04 June 2009

For the birds....

a Hobe Sound sitting room by Tom Scheerer

Tom Britt's Grand Salon in his New York City Residence

The Chinese Drawing Room at Temple Newsam in which Lady Hertford, the Prince Regent's mistress, cut out the birds from Audubon's hand-colored engravings and pasted them to the wall

The bird lobby at Calke Abbey

The Hunting Room at Clandon Park decorated by John Fowler for the National Trust

Jayne Wrightsman's Palm Beach residence decorated by Jansen

Six from the original set of twelve hand-colored basso relievo engravings by Samuel Dixon, circa 1750, available from Graham Arader

"Royal Plumage" hand-embroidered silk by Christopher Edwards available here through my favorite discount fabric website

The Peacock Room, 1877 by James McNeill Whistler, Freer Gallery, Smithsonian Institution

16 comments:

Anonymous said...

Delightful. I enjoy searching out variations of a motif within an interior, a house as well.
On my last trip to Winterthur I made note of each Queen Anne Style chair (I love the old style names and refuse to be reconstructed re: art history terms)and marveled at the variety within one form. KDM

www.chicsetera.com said...

Totally inspired to start my own wall of decorations!!! :-)

Bisous from Paris!

xoxo

Emily Evans Eerdmans said...

KDM, My favorite "Queen Anne" chairs are the Portuguese versions. And I know these style labels are disdained, but they sure are useful, aren't they? EEE

Mrs. Blandings said...

I love all of these rooms though I never considered myself much of a bird watcher. The Chinese dining room still knocks my socks off.

Dung Ngo said...

Hi Emily!

Great post. Next time you are in Paris for a week, you should stay where I stayed last time I was there, at a house owned by Tom Scheerer that has its own Aviary Suite!

http://www.parischezvous.com/pages/aviary.html

(PS: it's me, your neighbor at 60 Clark).

Emily Evans Eerdmans said...

Shut up. And it has a fireplace too???

(And we thought we were so fabulous staying at the Hotel Danube, especially when Plum Sykes checked in...)

P.Gaye Tapp at Little Augury said...

Wonderful post, I love the Whistler room and that Chinese Drawing room- wow wee! Only a Prince's mistress- she must have gotten bored one evening waiting for her love and had the servants get out the scissors. la

alice said...

I think I'm more into the prints than the actual boxed specimens, but great collections none the less!

Whispering Lazuli said...

There is something about close hung pictures, which I am unable to resist, whether hung irregularly or regularly. Birds are a particular favourite.

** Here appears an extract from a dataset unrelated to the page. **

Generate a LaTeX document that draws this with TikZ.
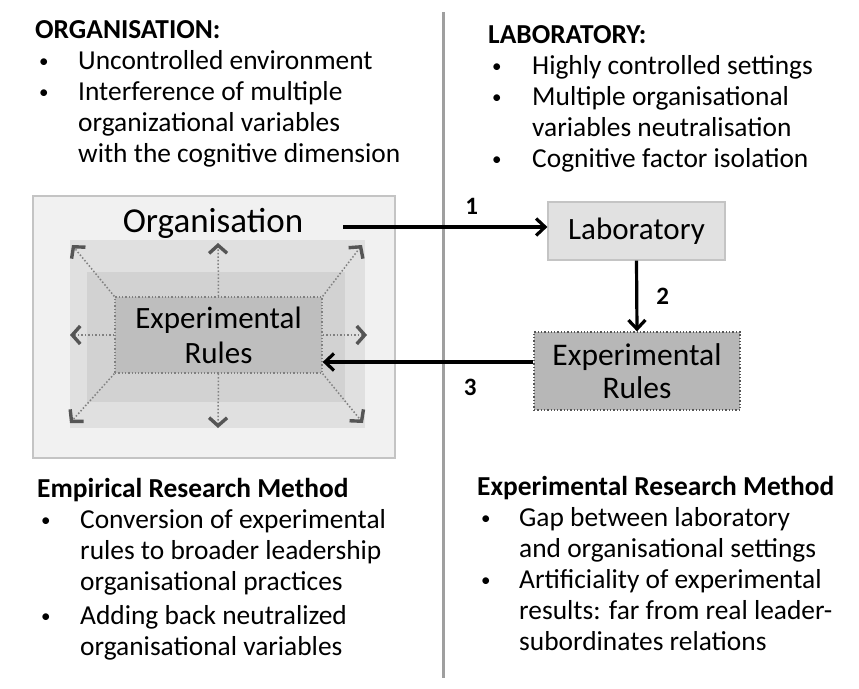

Tom Britts Grand Salon, particularly appeals to me; I am keen on a dark room flooded with light.

Those Samuel Dixon engravings, I could live with very easily indeed.

They would look just fine in my Drawing Room.

Afraid I can't quite stretch to a Grand Salon.... not quite yet anyway... but we are working on it!

soodie :: said...

OH how I LOVE your examples of Tom Scheerer and Tom Britt. WOW. I have a somewhat sizable collection of sweet little hand-colored engravings of South American hummingbirds by William Lizars. But not in the right space. *sigh*

Emily Evans Eerdmans said...

Soodie, they sound charming - maybe now is the time to make it the right space? Of course, easier said then done. I've always dreamed of a collection of silhouettes....

Toby Worthington said...

The Hunting Room at Clandon Park always seemed to me the quintessence of John Fowler's approach. I've made several visits, each time finding something new to admire about the decoration of that country house. On one unnerving occasion, the chinese porcelain birds AND their rococo brackets had been removed from the Hunting Room~a temporary measure against potential burglary. It seemed a terrible deprivation. The balance of the room was upset (gilt, porcelain, festooned chintz
in the seaweed pattern, brown diamond cloth walls banded in moss green grosgrain tape) and one really felt the loss of Mrs Gubbay's beautiful birds.

Karen Orr said...

The bird pictures in the Tom Sheerer room are Swedish, aren't they? They're wonderful, wherever they're from.

Have a look at 18th century English naturalist and artist Mark Catesby's birds of the Carolinas, Florida and the Bahamas.
http://www.catesbytrust.org/Catalog/cg010001.htm

Style Court said...

Emily, I've always loved Tom's room at the top so I appreciate the other grand interiors you brought in. Made me think!

Wasn't expecting the Whistler room. I think Michael Smith recently did something inspired by it. Great choice.

Emily Evans Eerdmans said...

Courtney, Tom Scheerer's room has haunted me from the first moment I saw it. I love love love it.

And I think you're right about Michael Smith - isn't in his latest book that he talks about having a sort of aesthetic movement moment complete with an appreciation for cloisonne? I'll have to look that up again and compare the two rooms....

Janet said...

The Calke Abbey photograph made me smile...and even brought on a little sneeze.